One of the things that made Arrow work in the beginning was the unique format. The show had parallel narratives going on with Oliver Queen (Stephen Amell) being shipwrecked on Lian Yu and his return to Starling City five years later. The main story was him in the city, but his time on the island built who he would become and would often connect to the main story in poignant ways.
In those flashback scenes, the relationship between Oliver and Slade Wilson (Manu Bennett) was a major part of the series and some of the most entertaining parts of the show. Their relationship went from adversarial, to mentor, to brothers, to eventually mortal enemies. We knew from the beginning that Slade would become Deathstroke and become a villain to Oliver's Green Arrow. But it was a ways down the line and we got to see these two men become friends. We also get to see that it was Oliver trying to save Slade's life that caused him to inject him with the Mirakuru, which led to many horrible things after — including the death of Oliver's mother.

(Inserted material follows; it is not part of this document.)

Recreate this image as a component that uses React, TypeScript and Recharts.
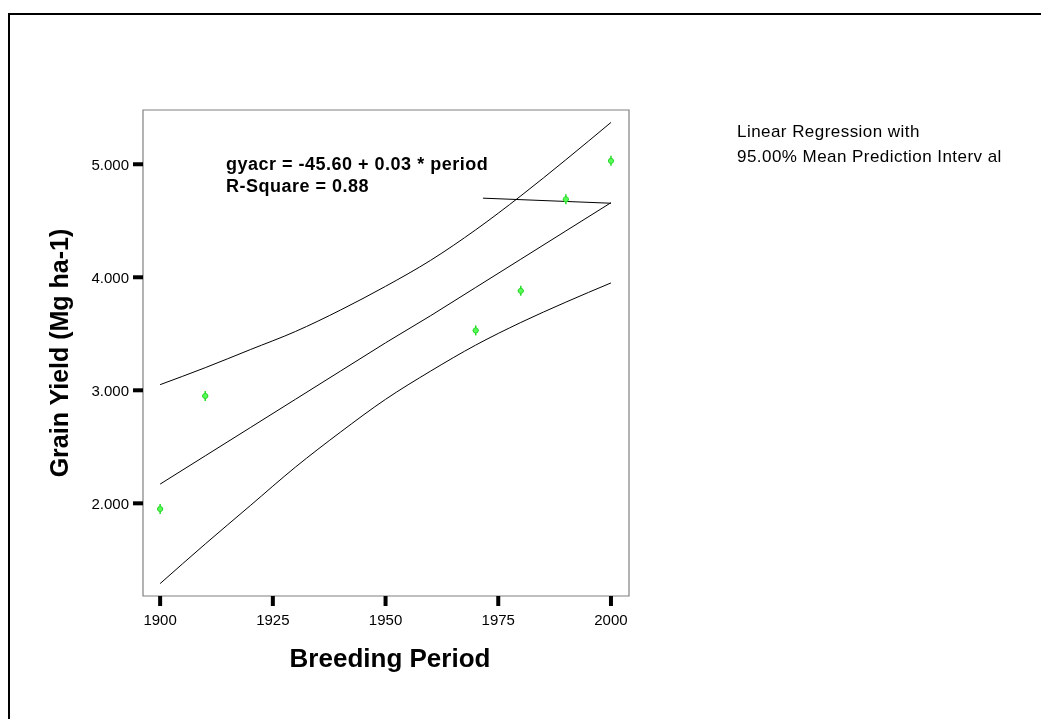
import React from "react";
import {
  ComposedChart,
  Line,
  Scatter,
  XAxis,
  YAxis,
  ReferenceArea,
} from "recharts";

// observed breeding periods and yields (green markers)
const periods = [1900, 1910, 1970, 1980, 1990, 2000];
const yields = [1.95, 2.95, 3.53, 3.88, 4.69, 5.03];

// regression line and 95% mean prediction band
const bandYears = [1900, 1910, 1920, 1930, 1940, 1950, 1960, 1970, 1980, 1990, 2000];
const fitValues = [2.17, 2.42, 2.67, 2.92, 3.17, 3.42, 3.66, 3.91, 4.16, 4.41, 4.66];
const upperValues = [3.05, 3.2, 3.36, 3.52, 3.71, 3.92, 4.15, 4.42, 4.72, 5.04, 5.37];
const lowerValues = [1.29, 1.64, 1.98, 2.32, 2.63, 2.92, 3.17, 3.4, 3.6, 3.78, 3.95];

// the stray leader line SPSS drew from the label towards the fit end
const leaderYears = [1971.6, 2000];
const leaderValues = [4.7, 4.655];

const xTicks = [1900, 1925, 1950, 1975, 2000];
const yTicks = [2, 3, 4, 5];
const xDomain = [1896.2, 2004];
const yDomain = [1.18, 5.48];

const FONT = "'Liberation Sans', Arial, Helvetica, sans-serif";

const toPoints = (xs: number[], ys: number[]) =>
  xs.map((x, i) => ({ x, y: ys[i] }));

function Marker(props: any) {
  const { cx, cy } = props;
  if (cx == null || cy == null) return null;
  return (
    <g>
      <line x1={cx} y1={cy - 5} x2={cx} y2={cy + 5} stroke="#22dd22" strokeWidth={1.5} />
      <line x1={cx - 3} y1={cy} x2={cx + 3} y2={cy} stroke="#22dd22" strokeWidth={1.5} />
      <circle cx={cx} cy={cy} r={2.6} fill="#55ff55" stroke="#22cc22" strokeWidth={0.8} />
    </g>
  );
}

export default function App() {
  const fit = toPoints(bandYears, fitValues);
  const upper = toPoints(bandYears, upperValues);
  const lower = toPoints(bandYears, lowerValues);
  const obs = toPoints(periods, yields);
  const leader = toPoints(leaderYears, leaderValues);

  return (
    <div style={{ position: "relative", width: 1025, height: 700, fontFamily: FONT }}>
      {/* outer frame, runs off the right and bottom edges */}
      <div
        style={{
          position: "fixed",
          left: 8,
          top: 13,
          right: -20,
          bottom: -20,
          borderTop: "2px solid #000",
          borderLeft: "2px solid #000",
        }}
      />
      <div style={{ position: "absolute", left: 0, top: 0 }}>
        <ComposedChart
          width={1025}
          height={700}
          margin={{ top: 102, right: 404, bottom: 82, left: 0 }}
        >
          <XAxis
            type="number"
            dataKey="x"
            domain={xDomain}
            ticks={xTicks}
            interval={0}
            allowDataOverflow
            axisLine={false}
            tickLine={{ stroke: "#000", strokeWidth: 4 }}
            tickSize={10}
            tickMargin={8}
            height={30}
            tick={{ fontSize: 15, fill: "#000" }}
          />
          <YAxis
            type="number"
            dataKey="y"
            domain={yDomain}
            ticks={yTicks}
            interval={0}
            allowDataOverflow
            axisLine={false}
            tickLine={{ stroke: "#000", strokeWidth: 4 }}
            tickSize={10}
            tickMargin={4}
            width={135}
            tick={{ fontSize: 15, fill: "#000" }}
            tickFormatter={(v: number) => v.toFixed(3)}
          />
          <ReferenceArea
            x1={xDomain[0]}
            x2={xDomain[1]}
            y1={yDomain[0]}
            y2={yDomain[1]}
            fill="none"
            stroke="#808080"
            strokeWidth={1.2}
            ifOverflow="visible"
          />
          <Line
            data={upper}
            dataKey="y"
            type="monotone"
            stroke="#000"
            strokeWidth={1}
            dot={false}
            isAnimationActive={false}
          />
          <Line
            data={fit}
            dataKey="y"
            type="linear"
            stroke="#000"
            strokeWidth={1}
            dot={false}
            isAnimationActive={false}
          />
          <Line
            data={lower}
            dataKey="y"
            type="monotone"
            stroke="#000"
            strokeWidth={1}
            dot={false}
            isAnimationActive={false}
          />
          <Line
            data={leader}
            dataKey="y"
            type="linear"
            stroke="#000"
            strokeWidth={1}
            dot={false}
            isAnimationActive={false}
          />
          <Scatter data={obs} dataKey="y" shape={<Marker />} isAnimationActive={false} />
        </ComposedChart>
      </div>

      {/* text layer, coordinates relative to the wrapper */}
      <svg
        width={1025}
        height={700}
        style={{ position: "absolute", left: 0, top: 0, pointerEvents: "none" }}
      >
        <text x={218} y={162} fontSize={18} fontWeight="bold" letterSpacing={0.5} fill="#000">
          gyacr = -45.60 + 0.03 * period
        </text>
        <text x={218} y={184} fontSize={18} fontWeight="bold" letterSpacing={0.5} fill="#000">
          R-Square = 0.88
        </text>
        <text x={729} y={129} fontSize={17} letterSpacing={0.45} fill="#000">
          Linear Regression with
        </text>
        <text x={729} y={154} fontSize={17} letterSpacing={0.45} fill="#000">
          95.00% Mean Prediction Interv al
        </text>
        <text x={382} y={659} fontSize={26} fontWeight="bold" textAnchor="middle" fill="#000">
          Breeding Period
        </text>
        <text
          x={60}
          y={345}
          fontSize={25}
          fontWeight="bold"
          textAnchor="middle"
          fill="#000"
          transform="rotate(-90 60 345)"
        >
          Grain Yield (Mg ha-1)
        </text>
      </svg>
    </div>
  );
}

Season 2 ended with Oliver injecting Slade with a cure for the Mirakuru. And where he popped up in season 3 for one episode, he didn't seem to be himself again until we saw him at the end of season 5 where he is willing to help Oliver find William in exchange for help finding Slade's son Joe. This is what leads us to the two-part episode where Slade needs Oliver to try and help get joe out of prison in Kasnia. We learn it's a setup, and Joe is actually running a group that plans on blowing some stuff up. Oliver and Slade must work together to stop them.
From the point of Slade asking Oliver for help to them stopping Joe, they'd moved back into that mentor/friend place they'd been in on the island — except Slade almost seems to be more protective of Oliver now. He know that Oliver is trying to get out of the vigilante game and become a full-time father for William. Any chance Slade had to keep Oliver out of danger, he did. But Oliver was still there for his friend.
This whole season has pushed Amell as an actor into areas we haven't seen from him before, and he's been doing well with it. The two-episode story shows us just how much he's grown over the years, both as an actor and his character. If someone came had stopped watching the series after season two then came back and saw these episodes, they'd likely assume that Bennett had never left the series. Deathstroke Returns was directed by Joel Novoa and written by Ben Sokolowski and Spiro Skentzos, while Promises Kept was directed by Antonio Negret and written by Oscar Balderrama and Rebecca Bellotto.
And as much as focusing on Oliver and Slade would've been enough, the scenes with the rest of the team were very important as well. We learn that Vigilante was actually Vincent Sobel (Johann Urb), Dinah Lance's (Juliana Harkavy) ex-boyfriend, and we learned that John Diggle (David Ramsey) was using drugs to deal with his nerve damage. Not only were these episodes paying off five years of setup in the Oliver / Slade relationship, but they were setting up some big things for the current season. That makes them my favorite episodes of the season.